[start]

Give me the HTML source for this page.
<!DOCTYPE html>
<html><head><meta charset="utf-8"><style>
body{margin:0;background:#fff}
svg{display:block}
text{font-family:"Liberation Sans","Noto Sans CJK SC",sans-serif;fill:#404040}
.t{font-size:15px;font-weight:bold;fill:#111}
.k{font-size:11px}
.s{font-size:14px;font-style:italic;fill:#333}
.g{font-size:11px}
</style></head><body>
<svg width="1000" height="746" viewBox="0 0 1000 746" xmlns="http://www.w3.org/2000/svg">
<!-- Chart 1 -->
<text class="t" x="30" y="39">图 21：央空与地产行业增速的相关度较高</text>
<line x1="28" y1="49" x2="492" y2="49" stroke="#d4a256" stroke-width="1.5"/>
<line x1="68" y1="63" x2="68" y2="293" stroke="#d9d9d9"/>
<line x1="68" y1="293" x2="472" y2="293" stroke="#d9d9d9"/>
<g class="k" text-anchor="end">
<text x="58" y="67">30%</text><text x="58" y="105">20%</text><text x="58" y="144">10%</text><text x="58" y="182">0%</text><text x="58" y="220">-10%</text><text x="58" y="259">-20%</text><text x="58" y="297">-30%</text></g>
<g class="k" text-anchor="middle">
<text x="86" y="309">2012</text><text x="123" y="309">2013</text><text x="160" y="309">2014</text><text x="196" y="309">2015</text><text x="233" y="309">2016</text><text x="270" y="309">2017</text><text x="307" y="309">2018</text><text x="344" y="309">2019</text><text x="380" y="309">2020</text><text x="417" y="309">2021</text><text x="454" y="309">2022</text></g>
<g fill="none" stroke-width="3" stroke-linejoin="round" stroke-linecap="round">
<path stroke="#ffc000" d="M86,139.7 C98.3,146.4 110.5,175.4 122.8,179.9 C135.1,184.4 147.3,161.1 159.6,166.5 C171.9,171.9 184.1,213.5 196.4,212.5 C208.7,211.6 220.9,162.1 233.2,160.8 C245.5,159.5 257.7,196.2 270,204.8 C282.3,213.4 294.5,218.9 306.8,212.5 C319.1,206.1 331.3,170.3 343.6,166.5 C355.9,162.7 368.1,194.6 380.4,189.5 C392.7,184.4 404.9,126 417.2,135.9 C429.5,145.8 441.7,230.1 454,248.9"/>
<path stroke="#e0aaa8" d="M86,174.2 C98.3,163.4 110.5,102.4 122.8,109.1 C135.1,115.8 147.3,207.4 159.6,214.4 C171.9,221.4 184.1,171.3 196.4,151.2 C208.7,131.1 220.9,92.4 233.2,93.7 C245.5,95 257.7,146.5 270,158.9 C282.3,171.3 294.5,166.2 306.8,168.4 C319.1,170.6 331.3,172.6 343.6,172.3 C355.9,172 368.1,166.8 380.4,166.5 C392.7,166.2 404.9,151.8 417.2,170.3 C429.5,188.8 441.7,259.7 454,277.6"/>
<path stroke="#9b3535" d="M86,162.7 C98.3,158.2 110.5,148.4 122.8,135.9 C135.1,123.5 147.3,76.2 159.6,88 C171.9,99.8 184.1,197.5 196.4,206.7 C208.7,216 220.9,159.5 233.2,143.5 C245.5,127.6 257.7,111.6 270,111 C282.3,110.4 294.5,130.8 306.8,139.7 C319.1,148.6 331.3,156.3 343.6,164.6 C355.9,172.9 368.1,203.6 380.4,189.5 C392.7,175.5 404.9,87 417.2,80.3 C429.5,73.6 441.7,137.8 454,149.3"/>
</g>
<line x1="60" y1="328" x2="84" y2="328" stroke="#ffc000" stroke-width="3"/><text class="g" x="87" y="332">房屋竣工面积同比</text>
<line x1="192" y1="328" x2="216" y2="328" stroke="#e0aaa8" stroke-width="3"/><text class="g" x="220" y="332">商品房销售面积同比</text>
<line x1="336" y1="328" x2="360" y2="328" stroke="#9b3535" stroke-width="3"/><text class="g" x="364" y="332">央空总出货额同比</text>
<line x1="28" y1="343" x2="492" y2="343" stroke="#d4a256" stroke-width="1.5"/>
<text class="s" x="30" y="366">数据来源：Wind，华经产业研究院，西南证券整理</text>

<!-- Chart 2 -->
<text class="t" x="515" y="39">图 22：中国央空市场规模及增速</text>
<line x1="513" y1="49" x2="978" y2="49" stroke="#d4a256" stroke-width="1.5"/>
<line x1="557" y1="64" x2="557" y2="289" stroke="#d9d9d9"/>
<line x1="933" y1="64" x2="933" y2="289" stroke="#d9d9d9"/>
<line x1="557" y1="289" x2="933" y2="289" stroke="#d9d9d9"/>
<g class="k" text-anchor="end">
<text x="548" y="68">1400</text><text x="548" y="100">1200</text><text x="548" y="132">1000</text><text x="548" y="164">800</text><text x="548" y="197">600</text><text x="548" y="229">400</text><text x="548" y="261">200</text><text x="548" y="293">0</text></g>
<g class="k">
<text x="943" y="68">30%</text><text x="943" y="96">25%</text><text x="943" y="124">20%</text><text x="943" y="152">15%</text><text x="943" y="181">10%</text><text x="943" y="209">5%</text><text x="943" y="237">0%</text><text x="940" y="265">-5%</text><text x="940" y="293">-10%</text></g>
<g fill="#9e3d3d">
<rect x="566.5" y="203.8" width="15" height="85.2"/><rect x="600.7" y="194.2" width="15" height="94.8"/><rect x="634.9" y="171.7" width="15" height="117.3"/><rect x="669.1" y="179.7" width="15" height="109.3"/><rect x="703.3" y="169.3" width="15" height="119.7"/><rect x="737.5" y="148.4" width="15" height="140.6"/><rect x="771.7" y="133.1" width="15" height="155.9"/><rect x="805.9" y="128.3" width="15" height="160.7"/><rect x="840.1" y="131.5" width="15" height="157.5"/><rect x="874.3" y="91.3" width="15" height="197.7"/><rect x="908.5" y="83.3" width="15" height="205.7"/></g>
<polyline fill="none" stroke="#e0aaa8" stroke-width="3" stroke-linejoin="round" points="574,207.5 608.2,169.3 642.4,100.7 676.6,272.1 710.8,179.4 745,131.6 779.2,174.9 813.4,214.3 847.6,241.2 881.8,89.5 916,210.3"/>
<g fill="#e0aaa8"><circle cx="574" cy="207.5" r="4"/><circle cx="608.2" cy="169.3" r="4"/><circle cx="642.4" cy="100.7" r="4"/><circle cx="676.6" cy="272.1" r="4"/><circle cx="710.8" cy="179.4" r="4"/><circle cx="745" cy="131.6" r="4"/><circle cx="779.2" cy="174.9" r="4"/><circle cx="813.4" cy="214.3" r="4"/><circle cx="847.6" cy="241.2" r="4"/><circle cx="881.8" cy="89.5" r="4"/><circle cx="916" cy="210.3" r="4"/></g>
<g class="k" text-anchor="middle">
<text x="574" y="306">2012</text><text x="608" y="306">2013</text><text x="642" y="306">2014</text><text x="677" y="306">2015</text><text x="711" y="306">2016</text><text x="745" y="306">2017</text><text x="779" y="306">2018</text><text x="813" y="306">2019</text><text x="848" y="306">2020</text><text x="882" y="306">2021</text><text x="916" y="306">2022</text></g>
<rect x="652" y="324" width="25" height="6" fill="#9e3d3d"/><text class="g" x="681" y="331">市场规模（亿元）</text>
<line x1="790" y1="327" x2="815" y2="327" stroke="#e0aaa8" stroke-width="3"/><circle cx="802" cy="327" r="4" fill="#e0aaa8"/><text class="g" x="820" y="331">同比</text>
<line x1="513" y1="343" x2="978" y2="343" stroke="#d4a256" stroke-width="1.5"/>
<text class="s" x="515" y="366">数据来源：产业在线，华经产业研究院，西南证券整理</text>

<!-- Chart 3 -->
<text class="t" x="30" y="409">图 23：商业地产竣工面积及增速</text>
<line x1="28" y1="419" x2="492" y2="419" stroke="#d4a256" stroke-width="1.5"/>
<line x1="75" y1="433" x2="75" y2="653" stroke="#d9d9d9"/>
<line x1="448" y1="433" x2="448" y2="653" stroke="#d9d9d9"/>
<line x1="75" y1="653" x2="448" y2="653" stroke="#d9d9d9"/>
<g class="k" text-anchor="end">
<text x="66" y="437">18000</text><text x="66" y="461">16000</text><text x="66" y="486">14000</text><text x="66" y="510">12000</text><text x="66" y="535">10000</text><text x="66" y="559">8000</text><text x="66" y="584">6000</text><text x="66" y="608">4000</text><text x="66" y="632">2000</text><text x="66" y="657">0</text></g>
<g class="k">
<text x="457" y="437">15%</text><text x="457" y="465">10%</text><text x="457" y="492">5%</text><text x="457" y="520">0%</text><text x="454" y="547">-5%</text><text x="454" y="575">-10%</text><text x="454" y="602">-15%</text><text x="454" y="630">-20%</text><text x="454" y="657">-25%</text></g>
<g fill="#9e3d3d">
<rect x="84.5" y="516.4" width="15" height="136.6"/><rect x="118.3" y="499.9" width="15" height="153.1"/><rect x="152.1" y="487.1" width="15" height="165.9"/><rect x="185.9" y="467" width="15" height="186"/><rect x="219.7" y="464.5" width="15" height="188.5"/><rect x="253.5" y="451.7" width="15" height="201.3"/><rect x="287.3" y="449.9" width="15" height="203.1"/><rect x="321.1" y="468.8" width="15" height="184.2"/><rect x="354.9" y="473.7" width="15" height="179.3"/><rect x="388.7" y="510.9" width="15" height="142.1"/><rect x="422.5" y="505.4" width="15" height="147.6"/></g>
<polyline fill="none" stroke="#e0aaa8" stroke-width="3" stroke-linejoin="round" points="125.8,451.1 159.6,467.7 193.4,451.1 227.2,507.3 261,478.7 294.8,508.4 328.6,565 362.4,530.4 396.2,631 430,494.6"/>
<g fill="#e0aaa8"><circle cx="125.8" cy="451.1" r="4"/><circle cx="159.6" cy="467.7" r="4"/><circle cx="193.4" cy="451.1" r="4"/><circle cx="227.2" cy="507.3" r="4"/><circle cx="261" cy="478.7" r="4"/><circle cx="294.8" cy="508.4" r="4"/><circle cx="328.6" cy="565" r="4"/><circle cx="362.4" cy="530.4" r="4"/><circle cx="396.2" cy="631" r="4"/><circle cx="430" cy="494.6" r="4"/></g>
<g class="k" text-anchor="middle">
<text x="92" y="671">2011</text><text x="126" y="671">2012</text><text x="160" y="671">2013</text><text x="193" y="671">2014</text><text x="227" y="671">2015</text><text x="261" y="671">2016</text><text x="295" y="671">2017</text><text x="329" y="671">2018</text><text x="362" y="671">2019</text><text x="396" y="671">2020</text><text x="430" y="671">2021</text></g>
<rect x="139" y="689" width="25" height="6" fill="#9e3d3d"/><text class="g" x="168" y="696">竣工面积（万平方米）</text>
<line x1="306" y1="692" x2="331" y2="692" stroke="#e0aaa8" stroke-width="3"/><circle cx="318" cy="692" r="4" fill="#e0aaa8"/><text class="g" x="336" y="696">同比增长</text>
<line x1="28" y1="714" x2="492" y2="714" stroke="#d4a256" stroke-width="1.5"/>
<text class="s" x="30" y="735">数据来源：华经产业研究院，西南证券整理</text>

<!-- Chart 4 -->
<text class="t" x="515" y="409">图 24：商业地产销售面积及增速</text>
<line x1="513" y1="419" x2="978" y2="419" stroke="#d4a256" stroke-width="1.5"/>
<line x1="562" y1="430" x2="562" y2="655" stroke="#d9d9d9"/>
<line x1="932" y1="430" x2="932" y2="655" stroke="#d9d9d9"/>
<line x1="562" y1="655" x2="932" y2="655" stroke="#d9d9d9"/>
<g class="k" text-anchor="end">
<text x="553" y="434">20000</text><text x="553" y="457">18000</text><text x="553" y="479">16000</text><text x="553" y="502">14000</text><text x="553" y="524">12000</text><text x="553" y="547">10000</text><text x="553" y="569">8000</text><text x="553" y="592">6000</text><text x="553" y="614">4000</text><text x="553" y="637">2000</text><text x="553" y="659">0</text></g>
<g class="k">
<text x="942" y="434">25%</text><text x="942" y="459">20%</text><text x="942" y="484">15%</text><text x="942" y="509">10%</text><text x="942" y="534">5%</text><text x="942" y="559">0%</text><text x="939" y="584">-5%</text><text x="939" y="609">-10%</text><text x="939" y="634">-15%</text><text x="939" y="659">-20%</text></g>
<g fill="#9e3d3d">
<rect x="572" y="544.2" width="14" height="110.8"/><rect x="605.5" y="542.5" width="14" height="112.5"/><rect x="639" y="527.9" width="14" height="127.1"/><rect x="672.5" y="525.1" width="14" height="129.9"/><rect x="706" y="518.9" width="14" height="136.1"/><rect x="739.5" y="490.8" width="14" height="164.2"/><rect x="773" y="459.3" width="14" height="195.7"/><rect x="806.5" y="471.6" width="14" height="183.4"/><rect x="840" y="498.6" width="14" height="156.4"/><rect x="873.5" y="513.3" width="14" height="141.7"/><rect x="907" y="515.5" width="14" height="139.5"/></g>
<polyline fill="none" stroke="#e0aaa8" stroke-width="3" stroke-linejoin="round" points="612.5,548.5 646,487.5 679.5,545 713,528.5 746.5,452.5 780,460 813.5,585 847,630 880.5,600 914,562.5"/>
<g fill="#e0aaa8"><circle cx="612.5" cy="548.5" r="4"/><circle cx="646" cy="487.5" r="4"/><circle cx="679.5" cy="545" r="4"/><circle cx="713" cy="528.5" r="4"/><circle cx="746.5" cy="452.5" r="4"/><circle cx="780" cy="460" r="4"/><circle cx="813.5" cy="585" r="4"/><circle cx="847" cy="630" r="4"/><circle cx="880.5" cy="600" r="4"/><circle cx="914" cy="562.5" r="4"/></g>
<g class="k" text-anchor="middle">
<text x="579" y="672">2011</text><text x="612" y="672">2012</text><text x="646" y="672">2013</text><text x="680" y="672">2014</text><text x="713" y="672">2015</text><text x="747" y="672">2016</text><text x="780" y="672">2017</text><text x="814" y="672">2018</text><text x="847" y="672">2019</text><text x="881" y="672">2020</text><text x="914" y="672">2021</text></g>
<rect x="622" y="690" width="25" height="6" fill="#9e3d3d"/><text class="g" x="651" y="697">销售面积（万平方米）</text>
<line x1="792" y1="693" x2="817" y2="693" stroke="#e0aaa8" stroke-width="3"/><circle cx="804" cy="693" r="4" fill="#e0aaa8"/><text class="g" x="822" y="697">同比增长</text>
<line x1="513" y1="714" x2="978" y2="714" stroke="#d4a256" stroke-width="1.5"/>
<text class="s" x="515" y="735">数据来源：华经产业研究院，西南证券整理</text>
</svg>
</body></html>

[end]
[start]

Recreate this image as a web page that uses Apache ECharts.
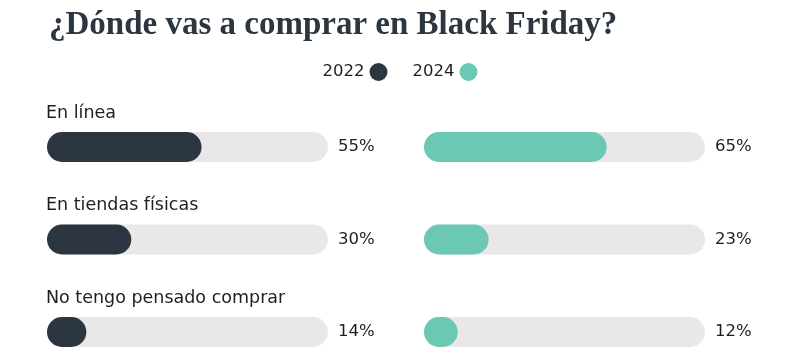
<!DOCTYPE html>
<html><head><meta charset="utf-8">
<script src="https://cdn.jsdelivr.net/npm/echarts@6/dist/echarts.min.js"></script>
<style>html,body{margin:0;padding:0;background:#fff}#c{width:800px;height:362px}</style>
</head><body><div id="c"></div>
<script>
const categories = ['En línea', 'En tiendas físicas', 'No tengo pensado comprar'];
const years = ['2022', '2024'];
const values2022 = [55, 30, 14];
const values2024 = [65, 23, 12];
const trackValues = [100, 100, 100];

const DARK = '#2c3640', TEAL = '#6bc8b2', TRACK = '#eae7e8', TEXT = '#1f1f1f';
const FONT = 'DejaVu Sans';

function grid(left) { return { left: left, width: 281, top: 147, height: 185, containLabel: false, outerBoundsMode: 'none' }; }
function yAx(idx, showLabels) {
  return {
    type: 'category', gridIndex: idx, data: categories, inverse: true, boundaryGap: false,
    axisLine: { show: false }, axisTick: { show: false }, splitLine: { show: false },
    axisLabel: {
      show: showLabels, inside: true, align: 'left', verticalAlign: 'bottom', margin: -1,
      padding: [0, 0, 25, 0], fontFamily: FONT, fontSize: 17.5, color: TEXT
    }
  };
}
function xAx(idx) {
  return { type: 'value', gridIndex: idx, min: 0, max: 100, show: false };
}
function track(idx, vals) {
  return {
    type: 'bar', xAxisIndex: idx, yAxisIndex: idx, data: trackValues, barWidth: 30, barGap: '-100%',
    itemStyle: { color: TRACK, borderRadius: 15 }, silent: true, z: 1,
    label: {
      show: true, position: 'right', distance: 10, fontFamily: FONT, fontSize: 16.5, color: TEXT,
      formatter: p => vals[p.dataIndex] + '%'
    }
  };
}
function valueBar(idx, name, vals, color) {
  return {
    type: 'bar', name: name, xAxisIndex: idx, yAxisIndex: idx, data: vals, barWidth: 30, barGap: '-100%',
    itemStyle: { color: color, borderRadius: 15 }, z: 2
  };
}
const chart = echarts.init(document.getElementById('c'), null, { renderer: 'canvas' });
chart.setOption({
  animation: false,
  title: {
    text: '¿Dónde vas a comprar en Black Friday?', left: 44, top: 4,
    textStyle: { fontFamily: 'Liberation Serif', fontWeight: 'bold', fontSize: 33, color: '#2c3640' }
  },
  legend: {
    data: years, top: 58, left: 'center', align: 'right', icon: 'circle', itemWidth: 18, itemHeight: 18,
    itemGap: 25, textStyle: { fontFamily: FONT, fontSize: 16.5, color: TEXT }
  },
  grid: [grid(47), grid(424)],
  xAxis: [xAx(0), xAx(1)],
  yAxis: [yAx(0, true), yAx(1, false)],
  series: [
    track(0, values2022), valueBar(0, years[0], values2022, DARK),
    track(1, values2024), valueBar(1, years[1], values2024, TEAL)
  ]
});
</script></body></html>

[end]

**JOB:** Every line from the one containing "Recreate this image" through the one containing "const FONT = 'DejaVu Sans';" should be quoted exactly, and no other lines; keep pictures out of the copy.

**FULL ANSWER:**
Recreate this image as a web page that uses Apache ECharts.
<!DOCTYPE html>
<html><head><meta charset="utf-8">
<script src="https://cdn.jsdelivr.net/npm/echarts@6/dist/echarts.min.js"></script>
<style>html,body{margin:0;padding:0;background:#fff}#c{width:800px;height:362px}</style>
</head><body><div id="c"></div>
<script>
const categories = ['En línea', 'En tiendas físicas', 'No tengo pensado comprar'];
const years = ['2022', '2024'];
const values2022 = [55, 30, 14];
const values2024 = [65, 23, 12];
const trackValues = [100, 100, 100];

const DARK = '#2c3640', TEAL = '#6bc8b2', TRACK = '#eae7e8', TEXT = '#1f1f1f';
const FONT = 'DejaVu Sans';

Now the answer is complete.